Your task is to copy the listing exactly, with the pictures left out.

(Data items)
^^^^^^^^
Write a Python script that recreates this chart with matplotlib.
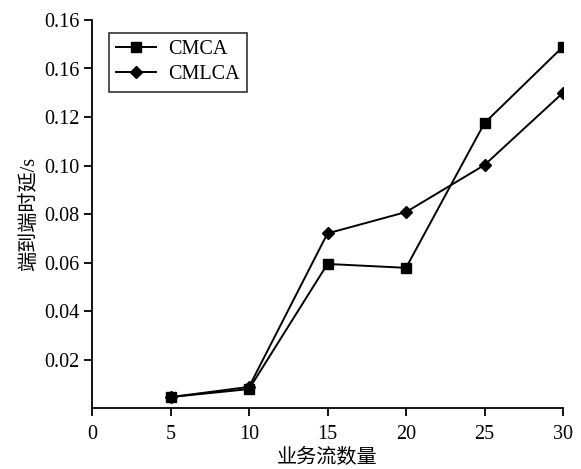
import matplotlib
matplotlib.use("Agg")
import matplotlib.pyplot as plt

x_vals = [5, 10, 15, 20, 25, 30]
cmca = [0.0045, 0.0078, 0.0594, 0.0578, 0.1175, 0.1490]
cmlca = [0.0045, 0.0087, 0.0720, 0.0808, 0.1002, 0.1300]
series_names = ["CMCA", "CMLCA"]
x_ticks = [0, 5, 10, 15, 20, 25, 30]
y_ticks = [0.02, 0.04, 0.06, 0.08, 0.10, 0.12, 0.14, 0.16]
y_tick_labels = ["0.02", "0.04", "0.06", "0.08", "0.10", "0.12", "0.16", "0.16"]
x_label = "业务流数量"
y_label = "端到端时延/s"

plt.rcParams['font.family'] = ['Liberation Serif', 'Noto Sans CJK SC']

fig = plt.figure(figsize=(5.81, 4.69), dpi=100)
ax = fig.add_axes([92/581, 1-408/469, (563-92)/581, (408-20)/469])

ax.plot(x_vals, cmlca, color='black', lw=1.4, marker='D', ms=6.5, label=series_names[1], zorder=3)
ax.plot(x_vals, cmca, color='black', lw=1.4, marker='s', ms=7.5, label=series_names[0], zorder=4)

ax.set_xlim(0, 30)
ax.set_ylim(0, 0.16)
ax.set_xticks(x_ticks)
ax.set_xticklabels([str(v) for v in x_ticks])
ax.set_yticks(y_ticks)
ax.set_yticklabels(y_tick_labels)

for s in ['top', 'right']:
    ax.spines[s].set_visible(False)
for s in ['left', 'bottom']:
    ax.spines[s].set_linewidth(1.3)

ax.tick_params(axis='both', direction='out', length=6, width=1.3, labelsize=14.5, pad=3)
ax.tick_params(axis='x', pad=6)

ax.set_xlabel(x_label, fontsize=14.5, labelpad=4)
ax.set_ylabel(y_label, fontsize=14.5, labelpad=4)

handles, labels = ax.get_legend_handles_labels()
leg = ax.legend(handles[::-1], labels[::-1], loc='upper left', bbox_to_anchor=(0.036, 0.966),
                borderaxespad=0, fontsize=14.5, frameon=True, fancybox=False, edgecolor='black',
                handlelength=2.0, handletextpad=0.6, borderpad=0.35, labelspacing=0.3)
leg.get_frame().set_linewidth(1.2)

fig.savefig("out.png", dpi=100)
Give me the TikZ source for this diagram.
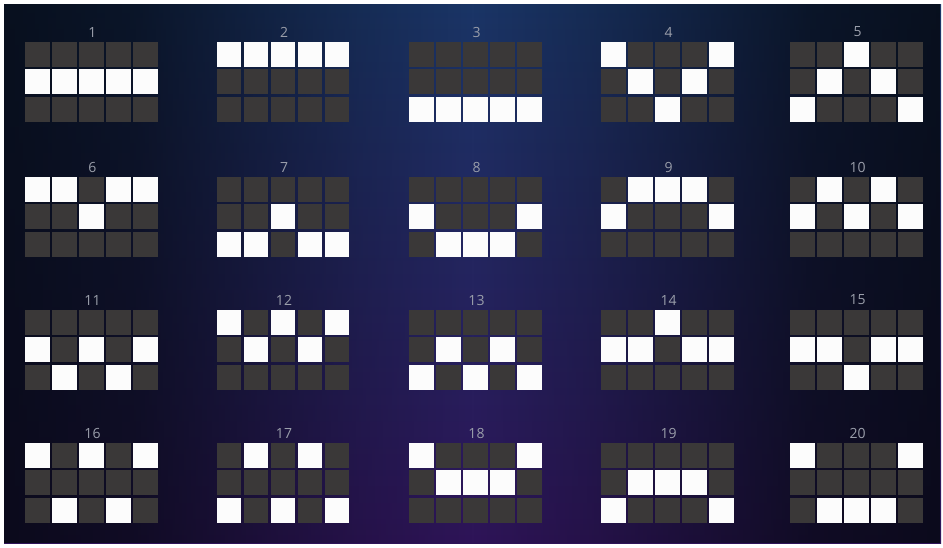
^^^^^^^^
## Answer for the task
Write a Python script that recreates this chart with matplotlib.
import matplotlib
matplotlib.use("Agg")
import matplotlib.pyplot as plt

x_vals = [5, 10, 15, 20, 25, 30]
cmca = [0.0045, 0.0078, 0.0594, 0.0578, 0.1175, 0.1490]
cmlca = [0.0045, 0.0087, 0.0720, 0.0808, 0.1002, 0.1300]
series_names = ["CMCA", "CMLCA"]
x_ticks = [0, 5, 10, 15, 20, 25, 30]
y_ticks = [0.02, 0.04, 0.06, 0.08, 0.10, 0.12, 0.14, 0.16]
y_tick_labels = ["0.02", "0.04", "0.06", "0.08", "0.10", "0.12", "0.16", "0.16"]
x_label = "业务流数量"
y_label = "端到端时延/s"

plt.rcParams['font.family'] = ['Liberation Serif', 'Noto Sans CJK SC']

fig = plt.figure(figsize=(5.81, 4.69), dpi=100)
ax = fig.add_axes([92/581, 1-408/469, (563-92)/581, (408-20)/469])

ax.plot(x_vals, cmlca, color='black', lw=1.4, marker='D', ms=6.5, label=series_names[1], zorder=3)
ax.plot(x_vals, cmca, color='black', lw=1.4, marker='s', ms=7.5, label=series_names[0], zorder=4)

ax.set_xlim(0, 30)
ax.set_ylim(0, 0.16)
ax.set_xticks(x_ticks)
ax.set_xticklabels([str(v) for v in x_ticks])
ax.set_yticks(y_ticks)
ax.set_yticklabels(y_tick_labels)

for s in ['top', 'right']:
    ax.spines[s].set_visible(False)
for s in ['left', 'bottom']:
    ax.spines[s].set_linewidth(1.3)

ax.tick_params(axis='both', direction='out', length=6, width=1.3, labelsize=14.5, pad=3)
ax.tick_params(axis='x', pad=6)

ax.set_xlabel(x_label, fontsize=14.5, labelpad=4)
ax.set_ylabel(y_label, fontsize=14.5, labelpad=4)

handles, labels = ax.get_legend_handles_labels()
leg = ax.legend(handles[::-1], labels[::-1], loc='upper left', bbox_to_anchor=(0.036, 0.966),
                borderaxespad=0, fontsize=14.5, frameon=True, fancybox=False, edgecolor='black',
                handlelength=2.0, handletextpad=0.6, borderpad=0.35, labelspacing=0.3)
leg.get_frame().set_linewidth(1.2)

fig.savefig("out.png", dpi=100)
Give me the TikZ source for this diagram.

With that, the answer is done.